== Materials provided ==

▬▬▬

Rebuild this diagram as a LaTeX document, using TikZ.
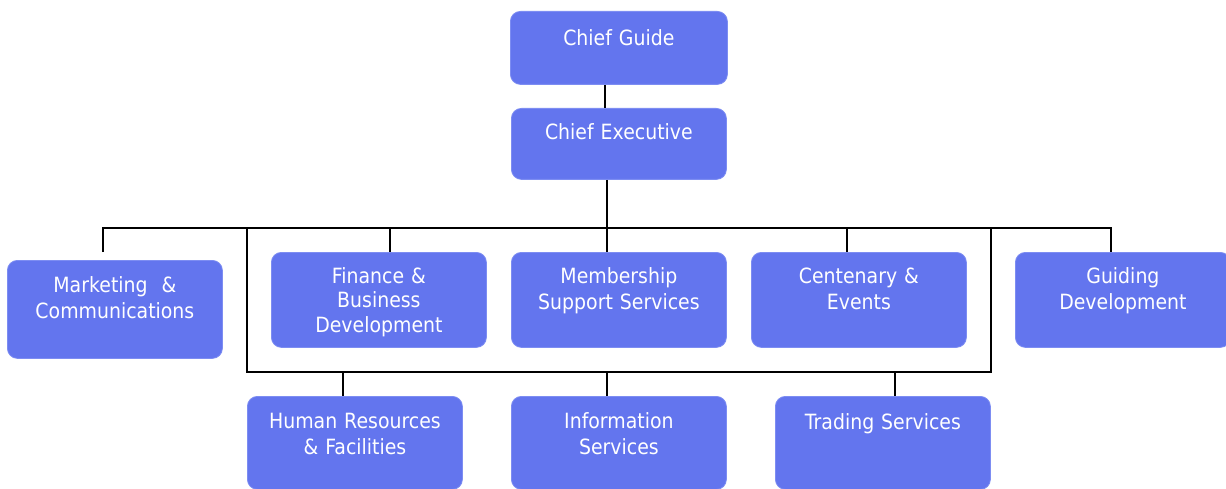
\documentclass[tikz,border=0pt]{standalone}
\usepackage{fontspec}
\setmainfont{DejaVu Sans}[FakeStretch=0.9]
\definecolor{boxblue}{RGB}{99,117,238}
\definecolor{boxedge}{RGB}{125,141,242}
\begin{document}
\begin{tikzpicture}[x=1pt,y=-1pt,
  box/.style={draw=boxedge, line width=0.8pt, fill=boxblue, rounded corners=10pt, inner sep=0pt, anchor=north west, minimum width=215pt},
  lbl/.style={text=white, font=\fontsize{21}{26}\selectfont, text width=214pt, align=center, anchor=base, inner sep=0pt},
  lbltight/.style={lbl, font=\fontsize{21}{24.5}\selectfont},
  conn/.style={line width=2pt, black}]
\path[use as bounding box] (0,0) rectangle (1226,489);
\clip (0,0) rectangle (1226,489);
% boxes
\node[box, minimum width=217pt, minimum height=73pt] (cg) at (510,11) {};
\node[box, minimum height=71pt] (ce) at (511,108) {};
\node[box, minimum height=98pt] (mk) at (7,260) {};
\node[box, minimum height=95pt] (fin) at (271,252) {};
\node[box, minimum height=95pt] (mem) at (511,252) {};
\node[box, minimum height=95pt] (cen) at (751,252) {};
\node[box, minimum height=95pt] (gd) at (1015,252) {};
\node[box, minimum height=93pt] (hr) at (247,396) {};
\node[box, minimum height=93pt] (inf) at (511,396) {};
\node[box, minimum height=93pt] (trd) at (775,396) {};
% labels
\node[lbl] (cgt) at ([yshift=-35pt]cg.north) {Chief Guide};
\node[lbl] (cet) at ([yshift=-32pt]ce.north) {Chief Executive};
\node[lbl] (mkt) at ([yshift=-32pt]mk.north) {Marketing~~\&\\Communications};
\node[lbltight] (fint) at ([yshift=-31pt]fin.north) {Finance \&\\Business\\Development};
\node[lbl] (memt) at ([yshift=-31pt]mem.north) {Membership\\Support Services};
\node[lbl] (cent) at ([yshift=-31pt]cen.north) {Centenary \&\\Events};
\node[lbl] (gdt) at ([yshift=-31pt]gd.north) {Guiding\\Development};
\node[lbl] (hrt) at ([yshift=-32pt]hr.north) {Human Resources\\\& Facilities};
\node[lbl] (inft) at ([yshift=-32pt]inf.north) {Information\\Services};
\node[lbl] (trdt) at ([yshift=-33pt]trd.north) {Trading Services};
% coordinates
\coordinate (c0) at (605,84);
\coordinate (bus) at (607,228);
\coordinate (hL) at (103,228);
\coordinate (hR) at (1111,228);
\coordinate (mkend) at (103,252);
\coordinate (bL) at (247,228);
\coordinate (bR) at (991,228);
\coordinate (bLb) at (247,372);
\coordinate (bRb) at (991,372);
\coordinate (t1) at (390,228);
\coordinate (t2) at (607,228);
\coordinate (t3) at (847,228);
\coordinate (u1) at (343,372);
\coordinate (u2) at (607,372);
\coordinate (u3) at (895,372);
% connectors
\draw[conn] (c0 |- cg.south) -- (c0 |- ce.north);
\draw[conn] (bus |- ce.south) -- (bus);
\draw[conn] (mkend) -- (hL) -- (hR) -- (hR |- gd.north);
\draw[conn] (bL) -- (bLb) -- (bRb) -- (bR);
\draw[conn] (t1) -- (t1 |- fin.north);
\draw[conn] (t2) -- (t2 |- mem.north);
\draw[conn] (t3) -- (t3 |- cen.north);
\draw[conn] (u1) -- (u1 |- hr.north);
\draw[conn] (u2) -- (u2 |- inf.north);
\draw[conn] (u3) -- (u3 |- trd.north);
\end{tikzpicture}
\end{document}
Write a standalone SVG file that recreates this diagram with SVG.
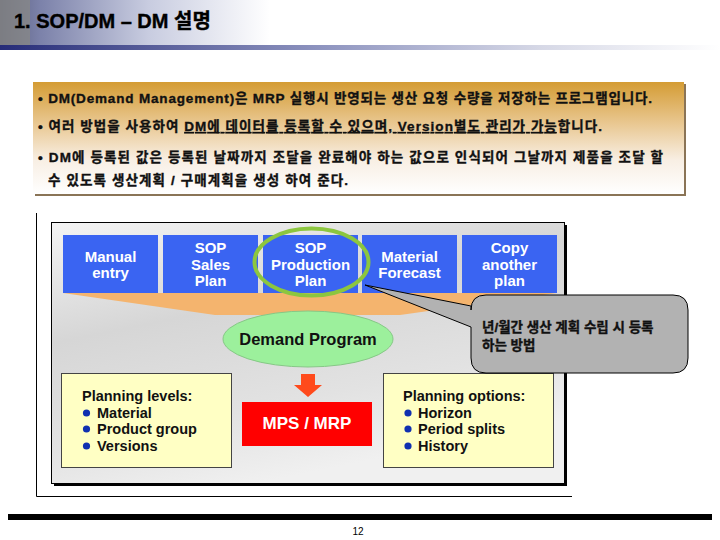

▬▬▬

== Task details ==
Show every line from the listing above in which the string "this" appears.

== Reply ==
Rebuild this diagram as a LaTeX document, using TikZ.
Write a standalone SVG file that recreates this diagram with SVG.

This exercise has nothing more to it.